§ Your goal: Check every line below for the word "this" and copy the ones that have it.

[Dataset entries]
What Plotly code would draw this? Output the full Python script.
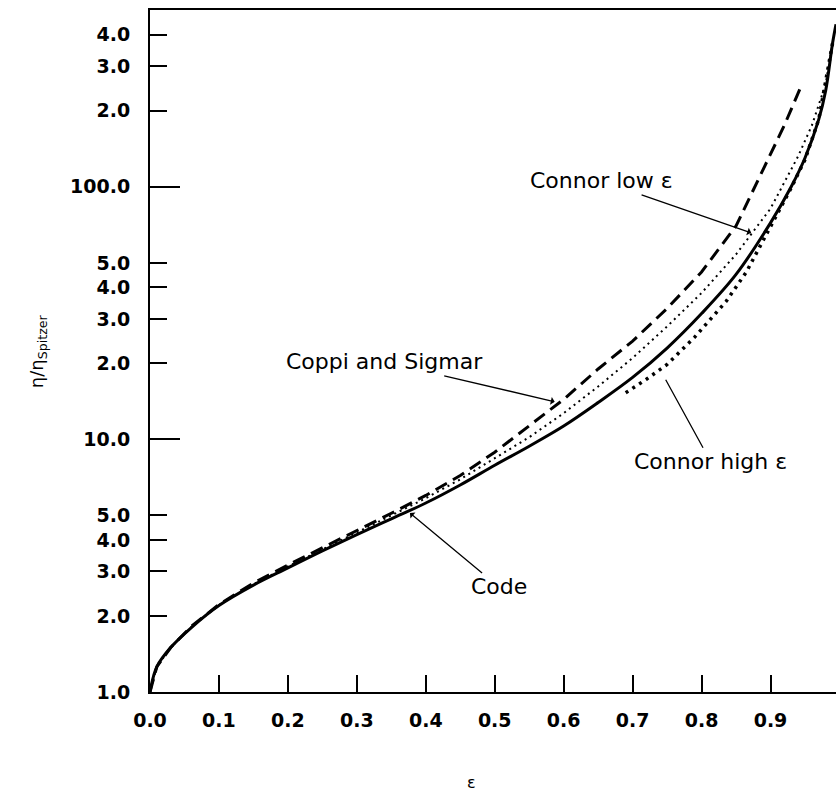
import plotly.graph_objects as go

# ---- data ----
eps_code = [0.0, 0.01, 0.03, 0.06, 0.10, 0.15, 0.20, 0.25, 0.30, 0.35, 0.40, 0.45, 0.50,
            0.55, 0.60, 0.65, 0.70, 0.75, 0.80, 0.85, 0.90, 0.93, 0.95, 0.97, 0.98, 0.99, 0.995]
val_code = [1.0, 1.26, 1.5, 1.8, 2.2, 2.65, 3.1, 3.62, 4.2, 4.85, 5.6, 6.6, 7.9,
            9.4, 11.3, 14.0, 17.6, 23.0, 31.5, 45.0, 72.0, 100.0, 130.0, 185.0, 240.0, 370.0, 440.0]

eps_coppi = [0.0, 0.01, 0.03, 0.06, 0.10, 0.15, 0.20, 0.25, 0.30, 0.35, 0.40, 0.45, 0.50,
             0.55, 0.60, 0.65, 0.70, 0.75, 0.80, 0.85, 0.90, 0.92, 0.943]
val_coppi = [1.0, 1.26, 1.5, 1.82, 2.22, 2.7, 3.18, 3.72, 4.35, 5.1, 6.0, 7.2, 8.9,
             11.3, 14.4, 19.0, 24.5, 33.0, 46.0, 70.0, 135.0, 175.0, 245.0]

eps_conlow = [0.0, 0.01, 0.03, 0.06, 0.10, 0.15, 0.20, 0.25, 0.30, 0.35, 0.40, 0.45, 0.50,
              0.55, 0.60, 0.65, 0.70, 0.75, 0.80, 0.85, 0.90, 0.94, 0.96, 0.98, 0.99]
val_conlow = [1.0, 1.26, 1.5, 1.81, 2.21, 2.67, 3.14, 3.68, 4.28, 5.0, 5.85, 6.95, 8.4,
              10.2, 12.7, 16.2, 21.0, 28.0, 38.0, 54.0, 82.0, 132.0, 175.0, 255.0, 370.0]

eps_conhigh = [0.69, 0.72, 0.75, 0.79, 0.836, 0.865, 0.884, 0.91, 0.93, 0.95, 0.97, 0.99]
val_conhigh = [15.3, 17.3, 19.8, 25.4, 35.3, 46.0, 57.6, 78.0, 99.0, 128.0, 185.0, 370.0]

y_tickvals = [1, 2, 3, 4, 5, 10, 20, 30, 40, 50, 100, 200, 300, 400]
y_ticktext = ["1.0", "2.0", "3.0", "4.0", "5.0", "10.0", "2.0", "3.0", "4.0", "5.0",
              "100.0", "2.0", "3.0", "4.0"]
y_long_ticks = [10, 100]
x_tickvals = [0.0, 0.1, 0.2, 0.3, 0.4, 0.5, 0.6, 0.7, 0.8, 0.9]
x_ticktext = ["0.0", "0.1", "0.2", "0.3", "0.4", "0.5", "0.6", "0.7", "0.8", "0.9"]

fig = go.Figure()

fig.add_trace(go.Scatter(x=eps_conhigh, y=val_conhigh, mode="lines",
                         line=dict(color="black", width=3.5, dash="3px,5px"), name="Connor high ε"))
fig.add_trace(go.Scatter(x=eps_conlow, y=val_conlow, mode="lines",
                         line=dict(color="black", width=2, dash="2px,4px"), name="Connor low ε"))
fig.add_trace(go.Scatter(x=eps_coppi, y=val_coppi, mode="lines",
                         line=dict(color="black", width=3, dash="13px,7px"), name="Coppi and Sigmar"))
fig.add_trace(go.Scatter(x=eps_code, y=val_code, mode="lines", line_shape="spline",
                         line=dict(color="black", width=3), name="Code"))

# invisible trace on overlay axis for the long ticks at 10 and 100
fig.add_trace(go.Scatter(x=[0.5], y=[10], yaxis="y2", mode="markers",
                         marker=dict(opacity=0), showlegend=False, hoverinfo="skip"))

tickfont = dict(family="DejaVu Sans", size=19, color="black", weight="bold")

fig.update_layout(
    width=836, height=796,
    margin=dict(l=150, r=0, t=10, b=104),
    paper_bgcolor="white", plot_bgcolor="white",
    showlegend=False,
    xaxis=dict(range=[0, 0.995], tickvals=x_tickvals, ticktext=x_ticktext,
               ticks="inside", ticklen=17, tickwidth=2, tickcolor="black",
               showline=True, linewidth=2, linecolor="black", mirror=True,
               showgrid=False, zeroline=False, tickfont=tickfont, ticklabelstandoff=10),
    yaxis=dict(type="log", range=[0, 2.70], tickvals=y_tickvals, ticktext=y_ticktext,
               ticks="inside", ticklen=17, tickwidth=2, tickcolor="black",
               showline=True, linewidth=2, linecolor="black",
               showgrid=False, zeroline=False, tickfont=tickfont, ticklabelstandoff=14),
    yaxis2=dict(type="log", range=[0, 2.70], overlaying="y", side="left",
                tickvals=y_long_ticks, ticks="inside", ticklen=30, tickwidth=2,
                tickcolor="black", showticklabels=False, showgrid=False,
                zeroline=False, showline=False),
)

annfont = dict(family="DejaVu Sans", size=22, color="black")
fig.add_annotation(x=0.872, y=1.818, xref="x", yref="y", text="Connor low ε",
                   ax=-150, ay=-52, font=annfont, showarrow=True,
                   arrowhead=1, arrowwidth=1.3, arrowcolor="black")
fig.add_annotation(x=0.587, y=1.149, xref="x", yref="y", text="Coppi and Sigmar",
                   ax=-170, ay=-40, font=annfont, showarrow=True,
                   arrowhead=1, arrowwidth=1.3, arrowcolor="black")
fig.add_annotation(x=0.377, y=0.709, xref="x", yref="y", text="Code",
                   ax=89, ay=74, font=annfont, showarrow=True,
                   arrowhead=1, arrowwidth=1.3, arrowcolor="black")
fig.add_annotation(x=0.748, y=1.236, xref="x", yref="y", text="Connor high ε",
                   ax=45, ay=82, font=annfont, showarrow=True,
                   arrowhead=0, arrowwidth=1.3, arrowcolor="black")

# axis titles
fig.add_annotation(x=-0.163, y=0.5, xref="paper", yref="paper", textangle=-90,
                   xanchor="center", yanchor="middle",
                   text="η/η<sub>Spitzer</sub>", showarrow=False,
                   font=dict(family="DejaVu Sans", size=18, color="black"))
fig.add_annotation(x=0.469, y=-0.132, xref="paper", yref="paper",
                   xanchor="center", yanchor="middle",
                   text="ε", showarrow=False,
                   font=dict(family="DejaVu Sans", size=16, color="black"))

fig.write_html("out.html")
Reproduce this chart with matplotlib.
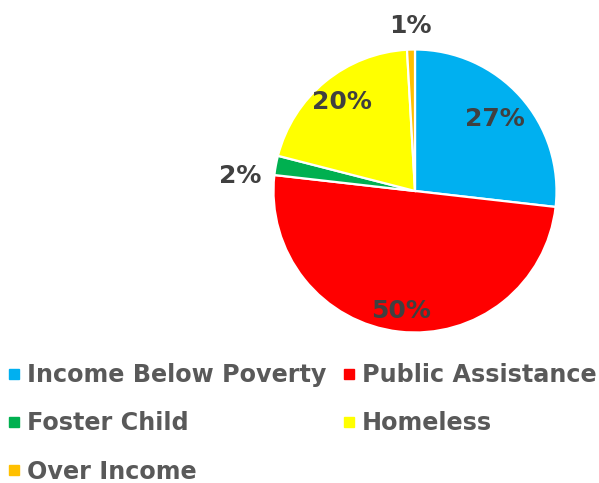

§ Expected answer:
What Plotly code would draw this? Output the full Python script.
Reproduce this chart with matplotlib.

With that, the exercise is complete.